Prevent bad version redeployments
We are adding the ability to mark a deployment as unsafe during an incident. Unsafe versions will be blocked from redeployment, even if the pipeline is unlocked, to prevent accidental reintroduction of a known bad change.
Hardening automated rollbacks
We are patching the deployment pipeline logic to ensure that a rollback or cancellation command always takes precedence over the promotion of new builds. This fixes the specific bug that delayed our initial recovery.
Pre-production environment updates
We are updating our pre-production environment to better mirror the mixed version reality of a production rolling deployment.

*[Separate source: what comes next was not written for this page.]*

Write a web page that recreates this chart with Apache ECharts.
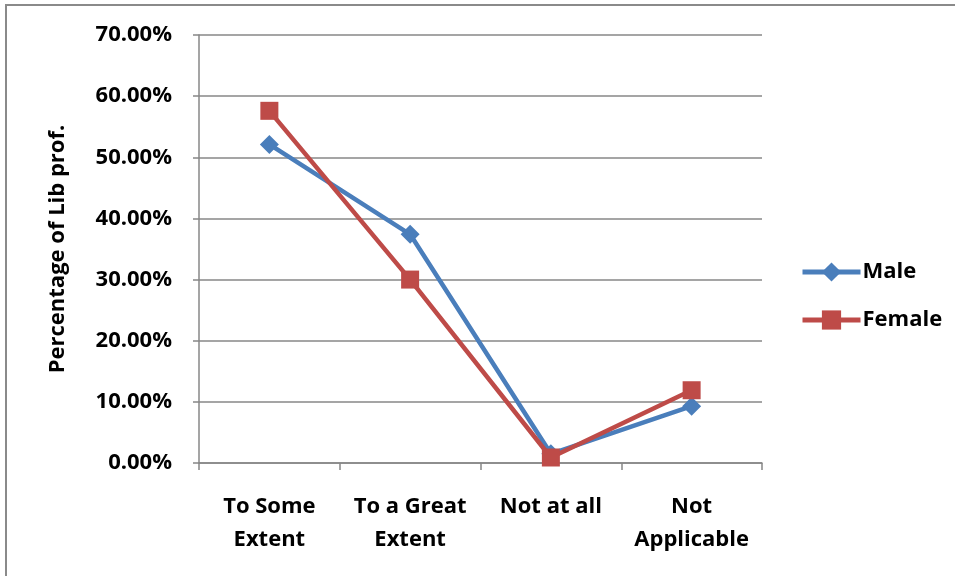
<!DOCTYPE html>
<html>
<head>
<meta charset="utf-8">
<script src="https://cdn.jsdelivr.net/npm/echarts@6/dist/echarts.min.js"></script>
<style>
  html, body { margin: 0; padding: 0; background: #fff; }
  #chart { width: 955px; height: 576px; }
</style>
</head>
<body>
<div id="chart"></div>
<script>
// Share of library professionals per response, by gender
const categories = ['To Some\nExtent', 'To a Great\nExtent', 'Not at all', 'Not\nApplicable'];
const maleValues = [0.521, 0.374, 0.015, 0.093];
const femaleValues = [0.576, 0.300, 0.009, 0.119];
const yTicks = { min: 0, max: 0.7, interval: 0.1 };

const FONT = '"Open Sans", "Noto Sans", sans-serif';
const GRID_GREY = '#878787';
const BLUE = '#4A7EBB';
const RED = '#BE4B48';

const chart = echarts.init(document.getElementById('chart'), null, { renderer: 'canvas' });

chart.setOption({
  backgroundColor: '#ffffff',
  animation: false,
  graphic: [{
    type: 'rect',
    shape: { x: 6, y: 5, width: 1000, height: 700 },
    style: { fill: 'none', stroke: '#8a8a8a', lineWidth: 2 },
    silent: true
  }],
  grid: { left: 199, right: 193, top: 35, bottom: 113 },
  legend: {
    orient: 'vertical',
    left: 795,
    top: 256,
    itemGap: 26,
    itemWidth: 58,
    itemHeight: 24,
    lineStyle: { width: 5 },
    textStyle: { fontFamily: FONT, fontWeight: 'bold', fontSize: 22, color: '#000', padding: [0, 0, 0, -3] },
    data: ['Male', 'Female']
  },
  xAxis: {
    type: 'category',
    data: categories,
    boundaryGap: true,
    axisLine: { lineStyle: { color: GRID_GREY, width: 1.5 } },
    axisTick: { show: true, length: 7, lineStyle: { color: GRID_GREY, width: 1.5 } },
    axisLabel: {
      margin: 27,
      interval: 0,
      fontFamily: FONT,
      fontWeight: 'bold',
      fontSize: 22,
      lineHeight: 33,
      color: '#000'
    }
  },
  yAxis: {
    type: 'value',
    min: yTicks.min,
    max: yTicks.max,
    interval: yTicks.interval,
    name: 'Percentage of Lib prof.',
    nameLocation: 'middle',
    nameGap: 130,
    nameRotate: 90,
    nameTextStyle: { fontFamily: FONT, fontWeight: 'bold', fontSize: 22, color: '#000' },
    axisLine: { show: true, lineStyle: { color: GRID_GREY, width: 1.5 } },
    axisTick: { show: true, length: 6, lineStyle: { color: GRID_GREY, width: 1.5 } },
    splitLine: { show: true, lineStyle: { color: GRID_GREY, width: 1.5 } },
    axisLabel: {
      margin: 27,
      fontFamily: FONT,
      fontWeight: 'bold',
      fontSize: 22,
      color: '#000',
      formatter: v => (v * 100).toFixed(2) + '%'
    }
  },
  series: [
    {
      name: 'Male',
      type: 'line',
      data: maleValues,
      symbol: 'diamond',
      symbolSize: 19,
      lineStyle: { color: BLUE, width: 4.5 },
      itemStyle: { color: BLUE },
      z: 2
    },
    {
      name: 'Female',
      type: 'line',
      data: femaleValues,
      symbol: 'rect',
      symbolSize: 18,
      lineStyle: { color: RED, width: 4.5 },
      itemStyle: { color: RED },
      z: 3
    }
  ]
});
</script>
</body>
</html>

Future tests will run against a cluster that contains both the old and new versions of the code simultaneously, ensuring backward compatibility issues are caught before promotion.
Tooling UX improvements
We are redesigning the automated rollback re-enablement workflow to decouple it from unlocking the pipeline. This will prevent operators from accidentally redeploying code when restoring safety systems. We have updated our immediate incident guidance to prevent this recurrence until the tooling fix is shipped.
Automatic rollback logic update
We are updating the rollback logic to ensure it never terminates an operator-initiated manual rollback. Human intervention during an incident should always take precedence over automation.
Atomic deployment capability
We follow a strategy of safe, incremental rollouts shipping the read path first to ensure backward compatibility during deployments (we talk about our process here). For certain framework-level configuration changes that are effectively binary, we are exploring an atomic deployment approach so traffic can switch from old to new without a mixed-version window.